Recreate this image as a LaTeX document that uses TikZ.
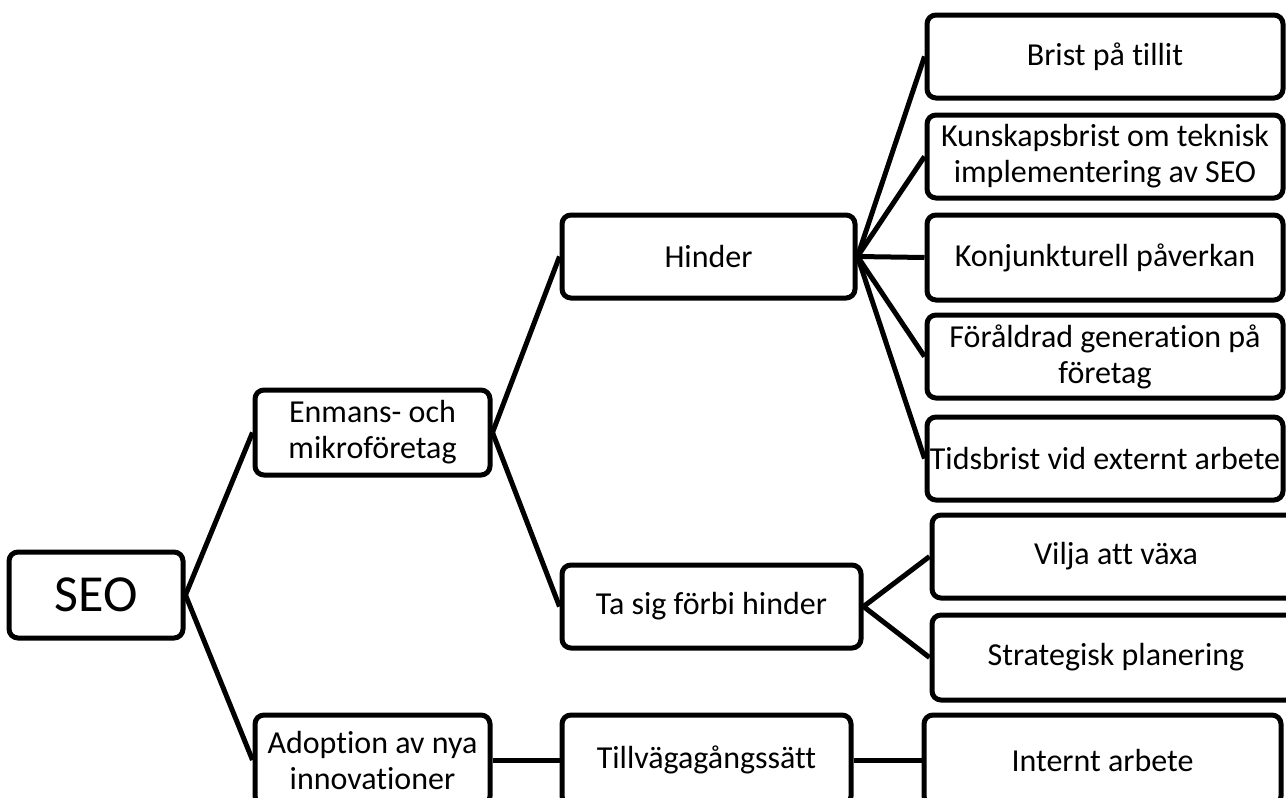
\documentclass[tikz,border=0pt]{standalone}
\usepackage{fontspec}
\setmainfont{Carlito}[Ligatures=NoCommon]
\begin{document}
\begin{tikzpicture}[x=1pt,y=-1pt,
  box/.style={draw=black, line width=5pt, rounded corners=9pt, fill=white, inner sep=0pt, align=center,
    font=\fontsize{32pt}{36pt}\selectfont},
  conn/.style={draw=black, line width=5pt}]
\useasboundingbox (0,0) rectangle (1286,798);
\clip (0,0) rectangle (1286,798);
% level 0
\node[box, minimum width=174pt, minimum height=86pt, font=\fontsize{52pt}{60pt}\selectfont] (seo) at (96,595) {SEO};
% level 1
\node[box, minimum width=235pt, minimum height=85pt] (enm) at (372.5,432.5) {Enmans- och\\mikroföretag};
\node[box, minimum width=235pt, minimum height=90pt] (adop) at (372.5,760) {Adoption av nya\\innovationer};
% level 2
\node[box, minimum width=293pt, minimum height=83pt] (hind) at (708.5,256.5) {Hinder};
\node[box, minimum width=299pt, minimum height=83pt] (tasig) at (711.5,606.5) {Ta sig förbi hinder};
\node[box, minimum width=289pt, minimum height=90pt] (till) at (706.5,760) {Tillvägagångssätt};
% level 3
\node[box, minimum width=356pt, minimum height=83pt] (brist) at (1105,56.5) {Brist på tillit};
\node[box, minimum width=356pt, minimum height=83pt] (kunsk) at (1105,156.5) {Kunskapsbrist om teknisk\\implementering av SEO};
\node[box, minimum width=356pt, minimum height=85pt] (konj) at (1105,257.5) {Konjunkturell påverkan};
\node[box, minimum width=356pt, minimum height=83pt] (forald) at (1105,356.5) {Föråldrad generation på\\företag};
\node[box, minimum width=356pt, minimum height=83pt] (tids) at (1105,458.5) {Tidsbrist vid externt arbete};
\node[box, minimum width=368pt, minimum height=83pt] (vilja) at (1116,556.5) {Vilja att växa};
\node[box, minimum width=368pt, minimum height=85pt] (strat) at (1116,657.5) {Strategisk planering};
\node[box, minimum width=357pt, minimum height=90pt] (intern) at (1102.5,760) {Internt arbete};
% connectors
\draw[conn] (seo.east) -- (enm.west);
\draw[conn] (seo.east) -- (adop.west);
\draw[conn] (enm.east) -- (hind.west);
\draw[conn] (enm.east) -- (tasig.west);
\draw[conn] (adop.east) -- (till.west);
\draw[conn] (till.east) -- (intern.west);
\draw[conn] (hind.east) -- (brist.west);
\draw[conn] (hind.east) -- (kunsk.west);
\draw[conn] (hind.east) -- (konj.west);
\draw[conn] (hind.east) -- (forald.west);
\draw[conn] (hind.east) -- (tids.west);
\draw[conn] (tasig.east) -- (vilja.west);
\draw[conn] (tasig.east) -- (strat.west);
\end{tikzpicture}
\end{document}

Exercise prompt: Every line of the data should be copied as it stands, without the images.

Complete answer:
Recreate this image as a LaTeX document that uses TikZ.
\documentclass[tikz,border=0pt]{standalone}
\usepackage{fontspec}
\setmainfont{Carlito}[Ligatures=NoCommon]
\begin{document}
\begin{tikzpicture}[x=1pt,y=-1pt,
  box/.style={draw=black, line width=5pt, rounded corners=9pt, fill=white, inner sep=0pt, align=center,
    font=\fontsize{32pt}{36pt}\selectfont},
  conn/.style={draw=black, line width=5pt}]
\useasboundingbox (0,0) rectangle (1286,798);
\clip (0,0) rectangle (1286,798);
% level 0
\node[box, minimum width=174pt, minimum height=86pt, font=\fontsize{52pt}{60pt}\selectfont] (seo) at (96,595) {SEO};
% level 1
\node[box, minimum width=235pt, minimum height=85pt] (enm) at (372.5,432.5) {Enmans- och\\mikroföretag};
\node[box, minimum width=235pt, minimum height=90pt] (adop) at (372.5,760) {Adoption av nya\\innovationer};
% level 2
\node[box, minimum width=293pt, minimum height=83pt] (hind) at (708.5,256.5) {Hinder};
\node[box, minimum width=299pt, minimum height=83pt] (tasig) at (711.5,606.5) {Ta sig förbi hinder};
\node[box, minimum width=289pt, minimum height=90pt] (till) at (706.5,760) {Tillvägagångssätt};
% level 3
\node[box, minimum width=356pt, minimum height=83pt] (brist) at (1105,56.5) {Brist på tillit};
\node[box, minimum width=356pt, minimum height=83pt] (kunsk) at (1105,156.5) {Kunskapsbrist om teknisk\\implementering av SEO};
\node[box, minimum width=356pt, minimum height=85pt] (konj) at (1105,257.5) {Konjunkturell påverkan};
\node[box, minimum width=356pt, minimum height=83pt] (forald) at (1105,356.5) {Föråldrad generation på\\företag};
\node[box, minimum width=356pt, minimum height=83pt] (tids) at (1105,458.5) {Tidsbrist vid externt arbete};
\node[box, minimum width=368pt, minimum height=83pt] (vilja) at (1116,556.5) {Vilja att växa};
\node[box, minimum width=368pt, minimum height=85pt] (strat) at (1116,657.5) {Strategisk planering};
\node[box, minimum width=357pt, minimum height=90pt] (intern) at (1102.5,760) {Internt arbete};
% connectors
\draw[conn] (seo.east) -- (enm.west);
\draw[conn] (seo.east) -- (adop.west);
\draw[conn] (enm.east) -- (hind.west);
\draw[conn] (enm.east) -- (tasig.west);
\draw[conn] (adop.east) -- (till.west);
\draw[conn] (till.east) -- (intern.west);
\draw[conn] (hind.east) -- (brist.west);
\draw[conn] (hind.east) -- (kunsk.west);
\draw[conn] (hind.east) -- (konj.west);
\draw[conn] (hind.east) -- (forald.west);
\draw[conn] (hind.east) -- (tids.west);
\draw[conn] (tasig.east) -- (vilja.west);
\draw[conn] (tasig.east) -- (strat.west);
\end{tikzpicture}
\end{document}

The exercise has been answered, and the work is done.